* Task requirements
Using the entries shown below, output the line containing "Recreate this image as a web", the line containing "const axisFont = 'Liberation Sans';", and every line between them, exactly. Pictures are omitted.

(Charts and diagrams as code)

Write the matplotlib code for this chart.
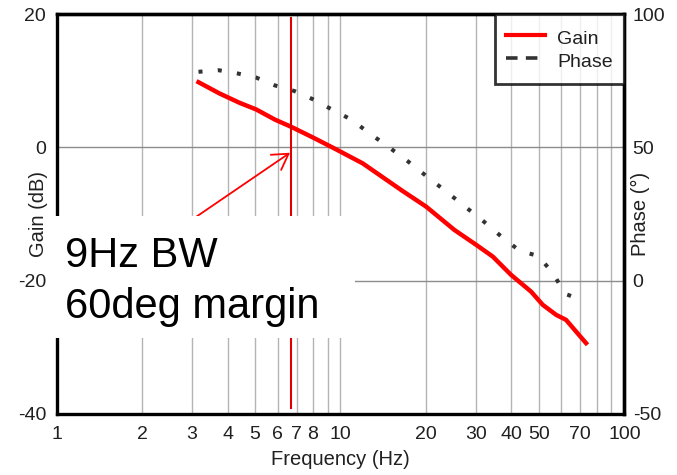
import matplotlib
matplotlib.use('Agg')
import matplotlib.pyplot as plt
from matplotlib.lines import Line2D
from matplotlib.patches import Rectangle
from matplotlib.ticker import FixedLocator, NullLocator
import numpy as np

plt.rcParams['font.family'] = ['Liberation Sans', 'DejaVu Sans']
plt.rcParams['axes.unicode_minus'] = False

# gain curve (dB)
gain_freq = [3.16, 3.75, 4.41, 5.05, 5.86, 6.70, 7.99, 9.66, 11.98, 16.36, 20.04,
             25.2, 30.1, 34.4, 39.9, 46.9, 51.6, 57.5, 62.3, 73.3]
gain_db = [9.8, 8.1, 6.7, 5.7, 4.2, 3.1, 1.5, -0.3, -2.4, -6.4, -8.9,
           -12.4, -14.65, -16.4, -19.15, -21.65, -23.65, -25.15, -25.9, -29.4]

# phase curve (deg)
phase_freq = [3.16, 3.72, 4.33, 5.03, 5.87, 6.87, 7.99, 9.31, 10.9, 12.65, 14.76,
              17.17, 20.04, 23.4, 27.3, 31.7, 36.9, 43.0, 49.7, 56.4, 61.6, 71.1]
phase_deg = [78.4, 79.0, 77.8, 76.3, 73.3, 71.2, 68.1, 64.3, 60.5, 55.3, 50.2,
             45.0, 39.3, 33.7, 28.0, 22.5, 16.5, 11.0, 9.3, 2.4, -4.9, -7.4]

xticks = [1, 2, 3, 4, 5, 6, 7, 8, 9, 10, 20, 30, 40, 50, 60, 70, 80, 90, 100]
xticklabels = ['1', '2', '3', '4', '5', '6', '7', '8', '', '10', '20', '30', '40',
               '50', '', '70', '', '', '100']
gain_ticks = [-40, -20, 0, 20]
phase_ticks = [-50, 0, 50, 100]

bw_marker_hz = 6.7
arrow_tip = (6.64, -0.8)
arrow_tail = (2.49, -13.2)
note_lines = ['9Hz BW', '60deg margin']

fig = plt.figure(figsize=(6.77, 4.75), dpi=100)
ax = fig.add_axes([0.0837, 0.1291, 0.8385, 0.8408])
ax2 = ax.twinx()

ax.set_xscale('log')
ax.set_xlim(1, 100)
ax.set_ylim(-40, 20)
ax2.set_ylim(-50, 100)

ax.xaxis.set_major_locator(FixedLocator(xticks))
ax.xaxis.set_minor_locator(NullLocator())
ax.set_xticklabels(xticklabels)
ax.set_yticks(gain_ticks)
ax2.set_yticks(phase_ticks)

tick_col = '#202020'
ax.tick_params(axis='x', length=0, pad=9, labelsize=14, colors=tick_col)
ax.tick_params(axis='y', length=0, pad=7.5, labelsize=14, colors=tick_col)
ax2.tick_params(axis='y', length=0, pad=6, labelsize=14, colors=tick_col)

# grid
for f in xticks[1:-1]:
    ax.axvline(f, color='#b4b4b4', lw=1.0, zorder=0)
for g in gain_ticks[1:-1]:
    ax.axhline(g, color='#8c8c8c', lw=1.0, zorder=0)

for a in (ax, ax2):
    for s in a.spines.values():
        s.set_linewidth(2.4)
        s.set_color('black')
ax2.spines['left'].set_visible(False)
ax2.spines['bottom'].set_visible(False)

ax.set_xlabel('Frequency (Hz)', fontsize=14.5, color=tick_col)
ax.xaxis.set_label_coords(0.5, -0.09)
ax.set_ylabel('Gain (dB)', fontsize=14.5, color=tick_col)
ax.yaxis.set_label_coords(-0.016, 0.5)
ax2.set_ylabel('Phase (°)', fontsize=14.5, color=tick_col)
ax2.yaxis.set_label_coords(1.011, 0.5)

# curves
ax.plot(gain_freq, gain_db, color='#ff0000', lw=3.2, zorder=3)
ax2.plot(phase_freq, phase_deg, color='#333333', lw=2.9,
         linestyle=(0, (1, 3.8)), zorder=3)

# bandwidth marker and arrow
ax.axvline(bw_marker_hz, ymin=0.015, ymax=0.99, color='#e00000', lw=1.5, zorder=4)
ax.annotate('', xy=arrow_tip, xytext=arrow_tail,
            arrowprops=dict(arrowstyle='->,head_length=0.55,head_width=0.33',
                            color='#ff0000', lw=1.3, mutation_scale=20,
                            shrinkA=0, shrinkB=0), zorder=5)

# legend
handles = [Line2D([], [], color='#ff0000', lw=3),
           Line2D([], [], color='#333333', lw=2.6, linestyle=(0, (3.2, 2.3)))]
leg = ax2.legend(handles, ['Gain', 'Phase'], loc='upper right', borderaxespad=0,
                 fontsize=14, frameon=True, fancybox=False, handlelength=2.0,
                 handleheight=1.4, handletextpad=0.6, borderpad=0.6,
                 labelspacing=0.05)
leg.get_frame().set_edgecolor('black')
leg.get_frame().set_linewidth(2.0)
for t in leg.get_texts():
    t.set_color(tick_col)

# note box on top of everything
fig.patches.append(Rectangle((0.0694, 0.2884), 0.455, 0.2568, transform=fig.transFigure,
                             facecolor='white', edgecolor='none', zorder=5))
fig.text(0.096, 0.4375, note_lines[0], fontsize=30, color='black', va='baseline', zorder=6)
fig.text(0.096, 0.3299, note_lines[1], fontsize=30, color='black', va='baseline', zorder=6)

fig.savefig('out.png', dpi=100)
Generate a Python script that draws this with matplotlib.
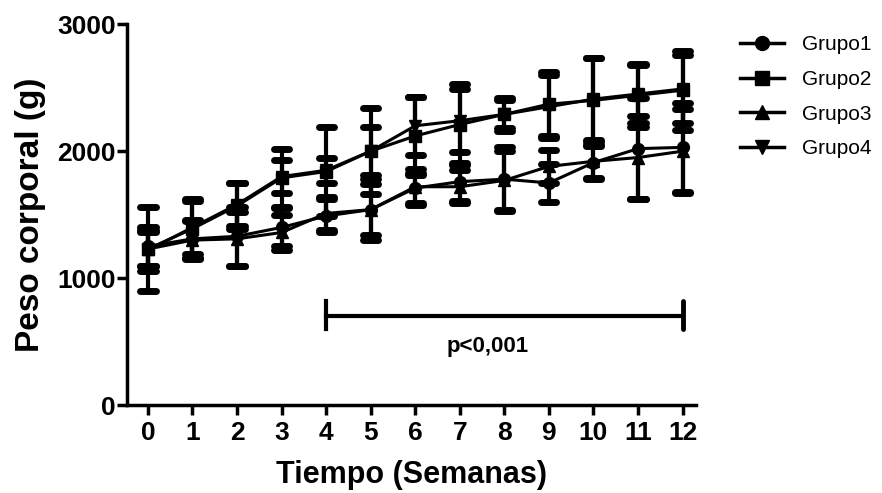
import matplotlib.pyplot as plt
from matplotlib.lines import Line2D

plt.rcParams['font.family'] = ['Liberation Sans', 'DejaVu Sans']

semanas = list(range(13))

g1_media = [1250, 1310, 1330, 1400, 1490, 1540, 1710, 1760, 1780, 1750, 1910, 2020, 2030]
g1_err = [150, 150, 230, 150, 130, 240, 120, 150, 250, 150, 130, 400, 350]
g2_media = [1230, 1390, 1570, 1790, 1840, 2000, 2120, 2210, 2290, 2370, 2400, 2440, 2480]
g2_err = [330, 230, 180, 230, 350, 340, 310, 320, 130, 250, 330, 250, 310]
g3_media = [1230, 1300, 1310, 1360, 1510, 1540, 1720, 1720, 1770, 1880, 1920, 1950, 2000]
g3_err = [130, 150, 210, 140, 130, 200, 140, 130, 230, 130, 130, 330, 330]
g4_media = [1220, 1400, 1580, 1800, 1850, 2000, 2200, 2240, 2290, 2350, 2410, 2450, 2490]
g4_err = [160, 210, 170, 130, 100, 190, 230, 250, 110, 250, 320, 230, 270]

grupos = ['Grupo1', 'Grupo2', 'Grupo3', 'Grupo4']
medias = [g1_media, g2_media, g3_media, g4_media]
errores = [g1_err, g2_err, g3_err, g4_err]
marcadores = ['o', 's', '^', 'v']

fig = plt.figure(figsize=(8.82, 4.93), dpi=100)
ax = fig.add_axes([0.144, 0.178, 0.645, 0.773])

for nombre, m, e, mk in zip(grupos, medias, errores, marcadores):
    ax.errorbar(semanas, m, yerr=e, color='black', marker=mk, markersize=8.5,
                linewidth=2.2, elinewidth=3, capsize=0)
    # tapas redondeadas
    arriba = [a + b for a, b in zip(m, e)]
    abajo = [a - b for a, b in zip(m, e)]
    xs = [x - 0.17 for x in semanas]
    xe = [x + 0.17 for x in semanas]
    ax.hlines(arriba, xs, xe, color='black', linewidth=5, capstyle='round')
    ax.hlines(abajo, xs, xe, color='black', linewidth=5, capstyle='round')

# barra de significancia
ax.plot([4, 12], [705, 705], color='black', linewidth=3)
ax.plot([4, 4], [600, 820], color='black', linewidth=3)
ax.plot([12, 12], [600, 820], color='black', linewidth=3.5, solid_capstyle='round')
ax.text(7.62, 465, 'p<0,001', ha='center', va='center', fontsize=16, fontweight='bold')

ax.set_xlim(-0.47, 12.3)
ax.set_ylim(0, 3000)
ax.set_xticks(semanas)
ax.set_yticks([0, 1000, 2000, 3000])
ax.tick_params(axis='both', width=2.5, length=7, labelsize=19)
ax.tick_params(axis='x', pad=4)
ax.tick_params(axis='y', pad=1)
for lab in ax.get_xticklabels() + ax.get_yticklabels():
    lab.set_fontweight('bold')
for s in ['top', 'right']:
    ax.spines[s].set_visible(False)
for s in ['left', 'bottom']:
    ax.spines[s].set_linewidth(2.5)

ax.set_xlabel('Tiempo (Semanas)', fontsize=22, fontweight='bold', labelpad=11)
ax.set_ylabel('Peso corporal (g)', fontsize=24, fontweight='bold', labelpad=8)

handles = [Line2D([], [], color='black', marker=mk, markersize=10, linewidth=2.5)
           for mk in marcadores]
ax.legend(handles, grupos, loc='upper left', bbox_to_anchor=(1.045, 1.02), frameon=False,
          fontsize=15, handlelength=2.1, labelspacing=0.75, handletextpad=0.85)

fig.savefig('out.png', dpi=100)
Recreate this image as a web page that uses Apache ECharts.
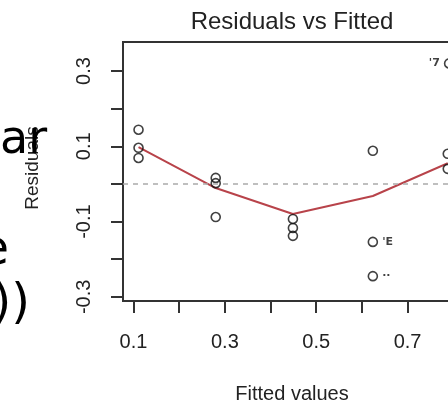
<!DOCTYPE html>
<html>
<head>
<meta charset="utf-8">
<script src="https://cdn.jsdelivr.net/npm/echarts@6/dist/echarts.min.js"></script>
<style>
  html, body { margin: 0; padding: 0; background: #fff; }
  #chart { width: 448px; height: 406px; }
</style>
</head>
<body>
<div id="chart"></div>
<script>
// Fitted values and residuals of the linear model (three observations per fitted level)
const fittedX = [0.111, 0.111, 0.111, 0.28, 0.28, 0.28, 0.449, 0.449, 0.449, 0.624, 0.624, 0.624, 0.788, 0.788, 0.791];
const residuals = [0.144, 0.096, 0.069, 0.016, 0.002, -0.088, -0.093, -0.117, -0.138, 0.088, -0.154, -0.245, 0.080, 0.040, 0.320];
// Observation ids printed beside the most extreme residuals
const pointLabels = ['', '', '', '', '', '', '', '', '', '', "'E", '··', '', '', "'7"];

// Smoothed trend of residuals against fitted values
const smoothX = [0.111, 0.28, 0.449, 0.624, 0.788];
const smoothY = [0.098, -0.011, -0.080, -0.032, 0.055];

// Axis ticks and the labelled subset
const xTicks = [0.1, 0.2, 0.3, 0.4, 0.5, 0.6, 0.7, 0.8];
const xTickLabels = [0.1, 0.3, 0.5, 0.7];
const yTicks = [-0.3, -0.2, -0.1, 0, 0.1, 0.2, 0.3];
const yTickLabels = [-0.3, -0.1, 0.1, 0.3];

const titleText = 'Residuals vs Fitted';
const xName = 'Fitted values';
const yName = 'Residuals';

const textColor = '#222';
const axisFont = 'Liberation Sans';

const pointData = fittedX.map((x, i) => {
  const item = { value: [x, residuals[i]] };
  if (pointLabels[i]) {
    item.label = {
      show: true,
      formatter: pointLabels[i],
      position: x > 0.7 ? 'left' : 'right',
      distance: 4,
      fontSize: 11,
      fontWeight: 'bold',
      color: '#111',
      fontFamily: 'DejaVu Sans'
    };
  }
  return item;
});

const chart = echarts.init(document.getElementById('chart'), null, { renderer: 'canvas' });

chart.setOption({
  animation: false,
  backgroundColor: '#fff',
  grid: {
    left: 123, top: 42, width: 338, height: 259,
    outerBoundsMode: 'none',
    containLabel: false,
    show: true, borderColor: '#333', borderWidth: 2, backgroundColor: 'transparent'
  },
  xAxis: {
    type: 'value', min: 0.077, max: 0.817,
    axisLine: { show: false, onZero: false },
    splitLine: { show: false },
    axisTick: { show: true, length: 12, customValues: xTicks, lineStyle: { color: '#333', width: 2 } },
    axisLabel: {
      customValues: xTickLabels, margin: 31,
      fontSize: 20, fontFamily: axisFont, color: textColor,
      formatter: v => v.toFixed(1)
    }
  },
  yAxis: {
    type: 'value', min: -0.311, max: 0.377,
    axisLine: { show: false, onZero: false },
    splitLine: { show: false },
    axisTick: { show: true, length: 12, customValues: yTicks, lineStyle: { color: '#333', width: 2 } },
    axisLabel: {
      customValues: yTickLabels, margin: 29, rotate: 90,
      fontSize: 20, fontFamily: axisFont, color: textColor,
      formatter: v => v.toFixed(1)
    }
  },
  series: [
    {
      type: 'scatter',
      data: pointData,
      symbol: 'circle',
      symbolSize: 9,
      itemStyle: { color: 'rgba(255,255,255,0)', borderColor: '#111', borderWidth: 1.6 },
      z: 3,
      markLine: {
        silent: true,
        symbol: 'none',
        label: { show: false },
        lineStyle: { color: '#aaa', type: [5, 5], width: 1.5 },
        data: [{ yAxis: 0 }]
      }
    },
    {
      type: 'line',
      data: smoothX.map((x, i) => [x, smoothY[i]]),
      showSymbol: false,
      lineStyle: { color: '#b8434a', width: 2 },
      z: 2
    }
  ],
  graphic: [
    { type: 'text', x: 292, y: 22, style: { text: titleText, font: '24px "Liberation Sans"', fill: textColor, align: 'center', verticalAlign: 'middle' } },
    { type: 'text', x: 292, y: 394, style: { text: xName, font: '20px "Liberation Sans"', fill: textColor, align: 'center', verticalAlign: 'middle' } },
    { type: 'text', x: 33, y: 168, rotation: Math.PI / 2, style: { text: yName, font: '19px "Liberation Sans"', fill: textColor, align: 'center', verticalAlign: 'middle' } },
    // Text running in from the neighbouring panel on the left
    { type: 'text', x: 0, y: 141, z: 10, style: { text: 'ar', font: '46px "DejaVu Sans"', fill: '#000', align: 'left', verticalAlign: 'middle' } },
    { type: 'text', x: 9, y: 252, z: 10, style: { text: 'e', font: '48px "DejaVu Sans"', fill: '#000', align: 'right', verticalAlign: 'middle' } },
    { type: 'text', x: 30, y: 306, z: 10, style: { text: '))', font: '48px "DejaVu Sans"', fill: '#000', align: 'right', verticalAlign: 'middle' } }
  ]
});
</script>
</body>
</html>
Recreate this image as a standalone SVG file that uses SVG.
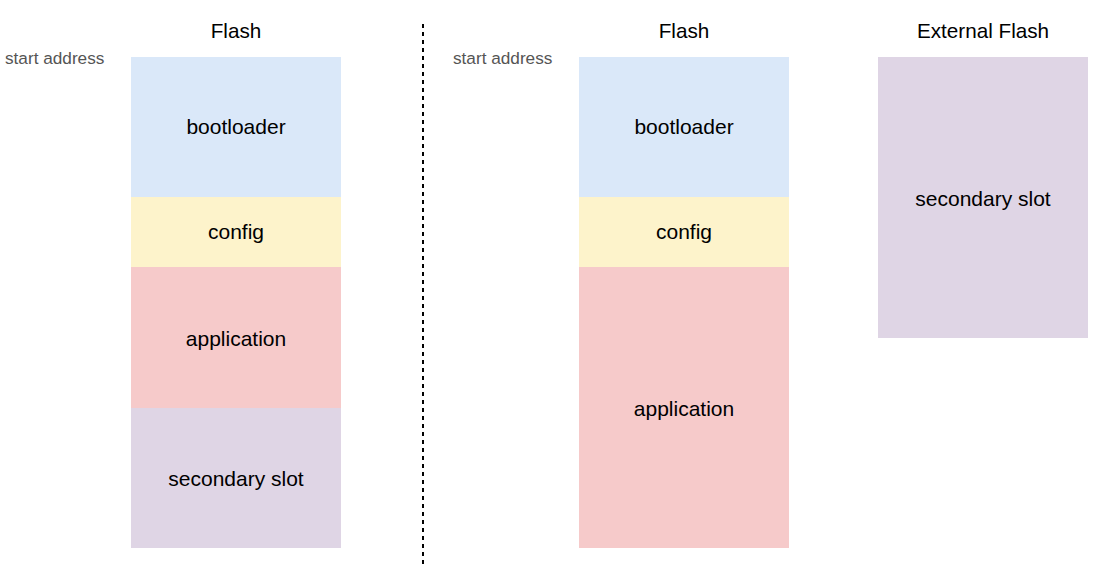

* Response
Recreate this image as a web page that uses Apache ECharts.
<!DOCTYPE html>
<html>
<head>
<meta charset="utf-8">
<script src="https://cdn.jsdelivr.net/npm/echarts@6/dist/echarts.min.js"></script>
<style>
  html, body { margin: 0; padding: 0; background: #fff; }
  #chart { width: 448px; height: 406px; }
</style>
</head>
<body>
<div id="chart"></div>
<script>
// Fitted values and residuals of the linear model (three observations per fitted level)
const fittedX = [0.111, 0.111, 0.111, 0.28, 0.28, 0.28, 0.449, 0.449, 0.449, 0.624, 0.624, 0.624, 0.788, 0.788, 0.791];
const residuals = [0.144, 0.096, 0.069, 0.016, 0.002, -0.088, -0.093, -0.117, -0.138, 0.088, -0.154, -0.245, 0.080, 0.040, 0.320];
// Observation ids printed beside the most extreme residuals
const pointLabels = ['', '', '', '', '', '', '', '', '', '', "'E", '··', '', '', "'7"];

// Smoothed trend of residuals against fitted values
const smoothX = [0.111, 0.28, 0.449, 0.624, 0.788];
const smoothY = [0.098, -0.011, -0.080, -0.032, 0.055];

// Axis ticks and the labelled subset
const xTicks = [0.1, 0.2, 0.3, 0.4, 0.5, 0.6, 0.7, 0.8];
const xTickLabels = [0.1, 0.3, 0.5, 0.7];
const yTicks = [-0.3, -0.2, -0.1, 0, 0.1, 0.2, 0.3];
const yTickLabels = [-0.3, -0.1, 0.1, 0.3];

const titleText = 'Residuals vs Fitted';
const xName = 'Fitted values';
const yName = 'Residuals';

const textColor = '#222';
const axisFont = 'Liberation Sans';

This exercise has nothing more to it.